Fazıl Say « par l’auteur », (K)ein Sommernachtstraum d’Alfred Schnittke, Messiaen et Chostakovitch. Tout un programme ! Deux traitements des consonances radicalement opposés : musique de la réclusion pour Schnittke, de l’échappée chez Say. Un programme exemplaire, et une salle qui aurait mérité d’être pleine.
(K)ein Sommernachtstraum débute au beau milieu d’un monde cartoonesque, peuplé d’harmonies inoffensives ; sorte de concerto de Corelli dans lequel on aurait maladroitement placé un piano aux côtés du clavecin. Mais Schnittke abuse l’auditeur en les faisant tourner au cauchemar ; celui qui pénètre sa ménagerie doit abandonner tout espoir de se promener dans un espace familier et rassurant. Disc-jockey avant l’heure, Schnittke construit une deuxième œuvre sur la première : bric-à-brac fellinien où les archets patinent aléatoirement sur la corde, où les timbales miaulent. Chacun des objets est reconnaissable ; leurs images sont fidèles et non équivoques ; c’est leur disposition (pour ne pas dire leur superposition) qui surprend. Toute l’œuvre joue sur le doute de l’auditeur, feint de s’ignorer, avant que ne soit atteint un point de non-retour harmonique. Musique où affleure le second degré, tirant tout son relief de l’absurde : elle est à la fois conscience de son aliénation et mouvement pour la briser. Mais c’est cette duplicité qui est féconde.
Si le dépaysement est l’une des constantes de l’univers de Fazil Say, Water en est sans doute la plus fidèle incarnation. Construit en triptyque, ce concerto pour piano chemine vers un paradis sensible peuplé de chinoiseries. Spirale et en perpétuel roulement, l'écriture s’approprie ce sens de la litanie qu’a retenu le jazz moderne (motifs cycliques « à la Seven seas », chaque fragment est répété deux fois). C’est une musique au caractère fortement improvisé ; loin d’un art-pour-art, elle imite les couinements de la vie organique. Musique de la sur-verbalisation : aucun « cui-cui » n’est laissé à l’état latent, car les musiciens sont munis d’appeaux et autres gris-gris en lien direct avec chasse, pêche et nature. Certes, il lui arrive de forcer l’exotisme, notamment dans l’usage de pentatoniques, ou ces violons qui crient haro ; mais de ces clameurs, il fait une étonnante marqueterie.

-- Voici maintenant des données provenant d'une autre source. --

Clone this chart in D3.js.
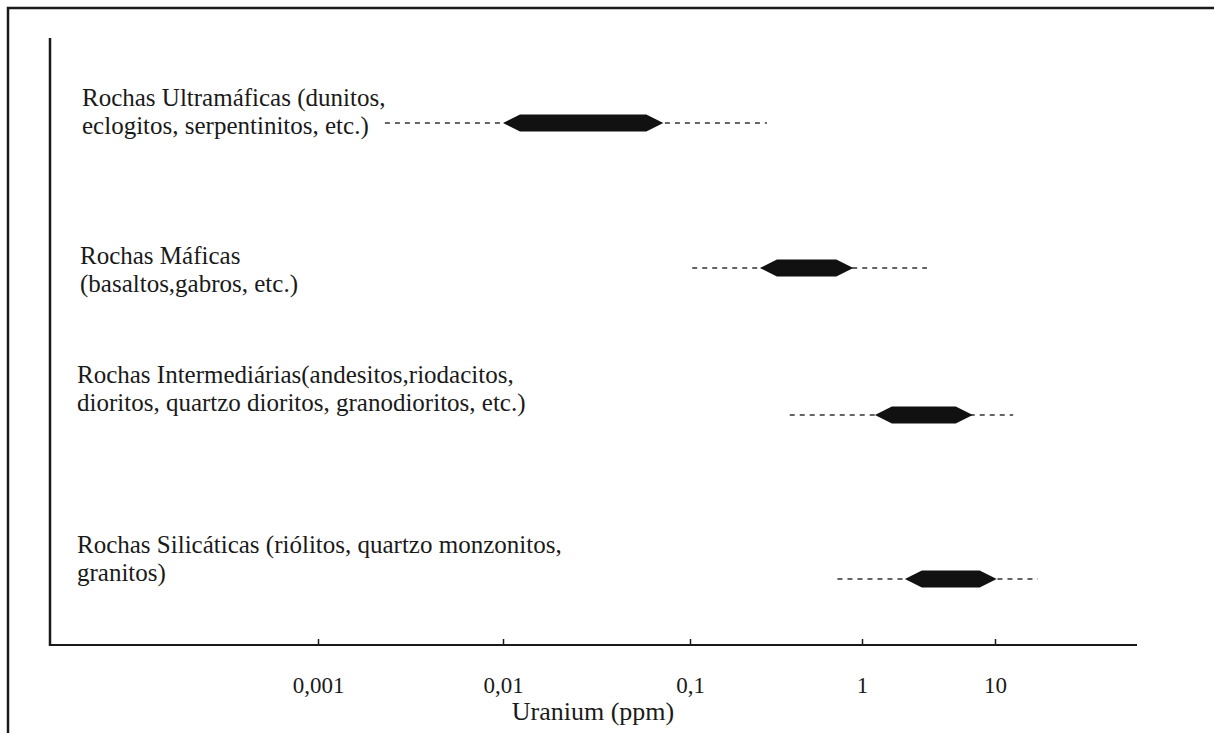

Dès le second tableau, Green Water, Fazil Say met les mains sous le capot. Des élans mouillés se mêlent aux claquements du cymbalum (la main droite sert d’étouffoir aux cordes du piano). Charon rame sur la fontaine des larmes du Château de Barbe-bleu. Musique un peu dolente de persuasion : la main est jetée sur les touches, le musicien se love au creux du phrasé, en caresse virtuellement la courbe.